Stayed at my mum and dads over the weekend. I say mum and dad, it's just mums now.

By Sunday she was doing my head in. I luv here to bits but i've remembered why i don't live at home anymore. It wasn't because she wanted to talk all the time. It was more to do with the fact that she had a list of things that needed doing. I'm a replacement for my father. Any odd job that he would have done now falls on my shoulders.

But i was out on the piss on Friday and had a good old blow out with Daniel. When i got back i was sleeping in my old bedroom. It seemed weird, it always does. I wake up in the middle of the night for a piss and it feels like i've taken a step back in time. For a second i'm 15 again.

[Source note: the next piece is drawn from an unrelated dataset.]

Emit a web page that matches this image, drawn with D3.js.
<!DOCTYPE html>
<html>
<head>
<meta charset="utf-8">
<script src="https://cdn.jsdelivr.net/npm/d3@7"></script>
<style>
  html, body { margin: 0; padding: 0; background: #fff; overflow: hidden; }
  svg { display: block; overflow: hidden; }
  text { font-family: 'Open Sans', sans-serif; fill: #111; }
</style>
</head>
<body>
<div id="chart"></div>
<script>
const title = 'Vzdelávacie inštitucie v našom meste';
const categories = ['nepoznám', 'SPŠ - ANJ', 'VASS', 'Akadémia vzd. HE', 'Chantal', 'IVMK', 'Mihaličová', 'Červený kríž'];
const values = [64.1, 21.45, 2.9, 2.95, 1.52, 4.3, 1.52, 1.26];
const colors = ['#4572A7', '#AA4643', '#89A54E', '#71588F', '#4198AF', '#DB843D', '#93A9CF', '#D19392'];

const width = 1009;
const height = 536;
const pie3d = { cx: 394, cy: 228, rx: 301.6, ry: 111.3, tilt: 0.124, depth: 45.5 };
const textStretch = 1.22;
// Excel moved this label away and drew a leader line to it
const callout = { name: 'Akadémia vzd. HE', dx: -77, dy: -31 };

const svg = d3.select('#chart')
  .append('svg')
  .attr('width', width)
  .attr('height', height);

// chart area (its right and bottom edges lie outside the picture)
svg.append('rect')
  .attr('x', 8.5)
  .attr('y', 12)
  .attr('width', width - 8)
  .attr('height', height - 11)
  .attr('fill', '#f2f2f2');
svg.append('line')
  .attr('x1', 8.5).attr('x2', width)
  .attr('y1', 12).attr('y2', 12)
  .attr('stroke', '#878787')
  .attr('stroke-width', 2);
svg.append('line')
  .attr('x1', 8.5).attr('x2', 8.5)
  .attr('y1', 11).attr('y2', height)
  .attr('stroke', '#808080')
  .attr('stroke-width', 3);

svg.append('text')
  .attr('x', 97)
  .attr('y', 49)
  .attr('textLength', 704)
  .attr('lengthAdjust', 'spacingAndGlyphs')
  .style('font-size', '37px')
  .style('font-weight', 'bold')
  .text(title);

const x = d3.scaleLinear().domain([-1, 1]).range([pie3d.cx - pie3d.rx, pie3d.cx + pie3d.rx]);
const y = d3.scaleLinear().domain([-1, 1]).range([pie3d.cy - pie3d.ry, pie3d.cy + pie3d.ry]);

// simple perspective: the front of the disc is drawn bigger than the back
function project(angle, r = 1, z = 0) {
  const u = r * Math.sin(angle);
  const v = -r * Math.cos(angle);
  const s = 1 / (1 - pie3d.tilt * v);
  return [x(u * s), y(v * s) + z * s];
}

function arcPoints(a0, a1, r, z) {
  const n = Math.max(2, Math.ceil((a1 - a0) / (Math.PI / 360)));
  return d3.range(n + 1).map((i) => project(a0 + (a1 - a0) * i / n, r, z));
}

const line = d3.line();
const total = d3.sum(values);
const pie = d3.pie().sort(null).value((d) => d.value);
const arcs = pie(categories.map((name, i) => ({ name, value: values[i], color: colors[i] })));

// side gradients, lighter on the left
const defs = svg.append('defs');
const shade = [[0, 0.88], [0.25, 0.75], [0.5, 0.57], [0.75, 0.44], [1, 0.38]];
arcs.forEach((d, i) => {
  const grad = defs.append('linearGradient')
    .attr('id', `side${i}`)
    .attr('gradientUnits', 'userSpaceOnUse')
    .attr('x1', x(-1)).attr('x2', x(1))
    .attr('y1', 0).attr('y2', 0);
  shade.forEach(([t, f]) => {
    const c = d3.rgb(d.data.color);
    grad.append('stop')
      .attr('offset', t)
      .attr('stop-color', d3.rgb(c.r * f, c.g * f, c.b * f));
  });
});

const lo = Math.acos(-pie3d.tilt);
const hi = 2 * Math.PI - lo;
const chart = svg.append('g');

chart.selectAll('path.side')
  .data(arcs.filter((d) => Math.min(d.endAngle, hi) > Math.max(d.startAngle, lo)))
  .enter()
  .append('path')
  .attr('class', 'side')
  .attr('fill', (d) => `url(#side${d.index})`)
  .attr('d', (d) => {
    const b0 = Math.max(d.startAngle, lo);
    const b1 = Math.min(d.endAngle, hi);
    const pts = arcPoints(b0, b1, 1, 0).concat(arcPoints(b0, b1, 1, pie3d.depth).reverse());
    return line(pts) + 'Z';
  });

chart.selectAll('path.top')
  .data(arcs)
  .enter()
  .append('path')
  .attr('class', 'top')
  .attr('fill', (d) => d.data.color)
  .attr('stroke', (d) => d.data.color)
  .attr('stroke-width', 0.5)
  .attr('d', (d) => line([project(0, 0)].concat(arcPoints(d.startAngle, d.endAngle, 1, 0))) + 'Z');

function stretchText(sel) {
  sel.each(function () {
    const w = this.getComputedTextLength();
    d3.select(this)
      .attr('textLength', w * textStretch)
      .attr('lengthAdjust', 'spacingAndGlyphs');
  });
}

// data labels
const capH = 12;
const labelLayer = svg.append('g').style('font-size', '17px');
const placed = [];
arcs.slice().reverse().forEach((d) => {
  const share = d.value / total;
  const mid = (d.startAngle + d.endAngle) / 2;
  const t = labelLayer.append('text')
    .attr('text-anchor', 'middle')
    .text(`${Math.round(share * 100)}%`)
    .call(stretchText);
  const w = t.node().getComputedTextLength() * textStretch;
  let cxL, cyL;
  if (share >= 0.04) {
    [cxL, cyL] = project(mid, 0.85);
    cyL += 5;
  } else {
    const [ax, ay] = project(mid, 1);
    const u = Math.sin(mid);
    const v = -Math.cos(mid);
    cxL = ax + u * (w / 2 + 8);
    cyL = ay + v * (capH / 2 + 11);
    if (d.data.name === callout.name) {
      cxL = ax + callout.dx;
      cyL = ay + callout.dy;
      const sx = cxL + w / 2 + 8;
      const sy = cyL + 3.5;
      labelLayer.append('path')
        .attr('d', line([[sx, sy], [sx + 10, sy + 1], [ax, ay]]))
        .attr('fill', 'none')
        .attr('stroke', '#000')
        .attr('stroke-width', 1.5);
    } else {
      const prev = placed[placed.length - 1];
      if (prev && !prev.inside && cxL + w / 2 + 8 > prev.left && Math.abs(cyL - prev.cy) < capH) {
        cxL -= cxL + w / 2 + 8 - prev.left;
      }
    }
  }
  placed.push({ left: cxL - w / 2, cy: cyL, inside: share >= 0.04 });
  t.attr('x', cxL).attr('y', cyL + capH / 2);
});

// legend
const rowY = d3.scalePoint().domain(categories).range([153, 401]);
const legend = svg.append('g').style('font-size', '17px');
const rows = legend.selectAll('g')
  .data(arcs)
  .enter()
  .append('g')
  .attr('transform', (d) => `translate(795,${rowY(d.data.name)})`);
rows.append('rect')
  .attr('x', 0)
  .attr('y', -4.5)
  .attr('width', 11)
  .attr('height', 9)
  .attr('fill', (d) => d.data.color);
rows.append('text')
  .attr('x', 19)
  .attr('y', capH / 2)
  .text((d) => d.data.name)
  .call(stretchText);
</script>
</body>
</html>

At work this morning i have been given another new guy to "induct". He's a lovely lad but slightly dim. The lights are on but no one is in, if you get my drift.
I felt like shaking him on several occasions because there seemed to be no response to anything i said. He was walking around in a dream most of the time and it seemed as thought he was on another planet. A bit like me on Saturday Morning after a Friday night out. ;-) But he's only 17 and doesn't drink so he's no excuse.

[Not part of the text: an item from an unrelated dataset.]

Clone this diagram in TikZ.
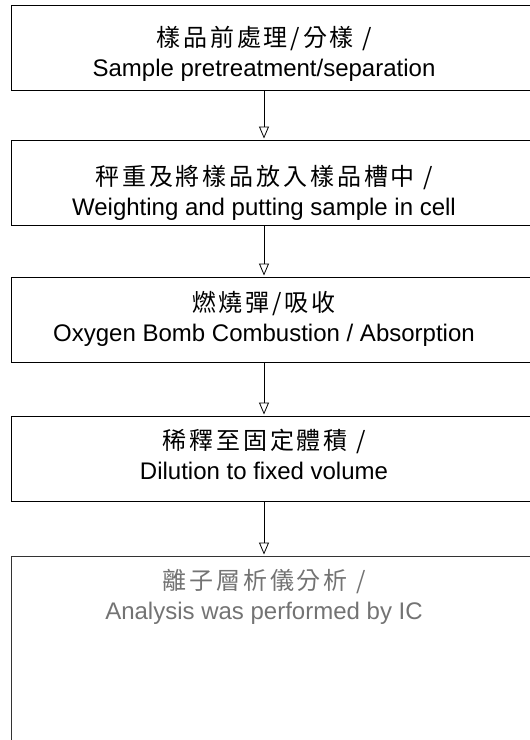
\documentclass[tikz,border=0pt]{standalone}
\usepackage{fontspec}
\setmainfont{Liberation Sans}
\newfontfamily\cjk{Noto Sans CJK TC}[LetterSpace=12]
\usetikzlibrary{arrows.meta}
\begin{document}
\begin{tikzpicture}[x=1pt,y=-1pt,
  stagebox/.style={draw=black, line width=0.9pt, minimum width=549pt, minimum height=85pt, inner sep=0pt, anchor=north west},
  steptext/.style={align=center, font=\fontsize{24}{30}\selectfont, text=black, inner sep=0pt},
  flow/.style={draw=black, line width=0.8pt, -{Triangle[open,length=12pt,width=10pt]}, shorten >=1.5pt}]
\useasboundingbox (0,0) rectangle (530,740);
\clip (0,0) rectangle (530,740);
\node[stagebox] (b1) at (11,5) {};
\node[stagebox] (b2) at (11,140) {};
\node[stagebox] (b3) at (11,277) {};
\node[stagebox] (b4) at (11,416) {};
\node[stagebox, minimum height=200pt, draw=black!80] (b5) at (11,556) {};
\node[steptext] (t1) at (264,54) {{\cjk 樣品前處理/分樣 /}\\Sample pretreatment/separation};
\node[steptext] (t2) at (264,193) {{\cjk 秤重及將樣品放入樣品槽中 /}\\Weighting and putting sample in cell};
\node[steptext] (t3) at (264,319) {{\cjk 燃燒彈/吸收}\\Oxygen Bomb Combustion / Absorption};
\node[steptext] (t4) at (264,454) {{\cjk 稀釋至固定體積 /}\\Dilution to fixed volume};
\node[steptext, text=black!55] (t5) at (264,597) {{\cjk 離子層析儀分析 /}\\Analysis was performed by IC};
\draw[flow] (t1 |- b1.south) -- (t2 |- b2.north);
\draw[flow] (t2 |- b2.south) -- (t3 |- b3.north);
\draw[flow] (t3 |- b3.south) -- (t4 |- b4.north);
\draw[flow] (t4 |- b4.south) -- (t5 |- b5.north);
\end{tikzpicture}
\end{document}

Went shopping to Asda on my way home tonight and was bombarded with over the top customer service.
"thank you for waiting sir"
"do you want any help with your packing?"
"hasn't it been cold today?"
"these are really nice arn't they?"
"would you like any cashback with that?
etc etc.
It's like having your hair cut, the nosey buggers keep asking never ending questions. Now we know what happend to all those interrigators when they shut Guantanamo Bay.
They all got jobs at Asda

6 comments:

Vilges Suola said...

The prattle that check out assistants are required to spiel drives me scatty. When I get the 'thank you for waiting' bit, I always feel like saying 'well, if I wanted these spuds these onions and this wine I had no fucking choice, had I?' butI have to bear in mind that they are REQUIRED by some management twerp with his newly acquired MBA and an 'O' level in Language Mangling to do all this bloody chirpy boot-licking.

The worst was one day at Peterborough station. The lad clipping tickets at the exit had to parrot 'thank you sir, a pleasure!' for every damn ticket he punched. God help us.

Mambam said...

Yeh Vilges, you know they don't wanna say it and you know they've been told to do it. So you also know it means nothing.

naturgesetz said...

Well, at least they don't get to tell people what they really think! Management has to put words in their mouths, for "an idle mouth is the devil's workshop."

When the new lad is inducted, will you be his supervisor and have to evaluate him?


Word verification: grade — what the new lad might not make, but you definitely are

drew said...

I know all these service people are trained in trying to be the most polite and professional they can be. I agree some of it is annoying but it's better than being rude and non-engaging like some can do.

What was the fight with Daniel over?

Good job helping your Mom.. You know after living with someone so long she loves the company.

Mind Of Mine said...

The funny thing is, if they are mystery shopped and don't give the spiel they could face disciplinary action.

Do the people upstairs not realise, no one wants to hear that shit. Just take my money, help me pack and shut the fuck up!

Vilges Suola said...

Mind of Mine, quite right. The 'personal touch' ceases to be a personal touch when it's imposed, applied by rote and, worst of all, policed by the 'Mystery Shopper'. Do these really exist, or is it like the bogeyman?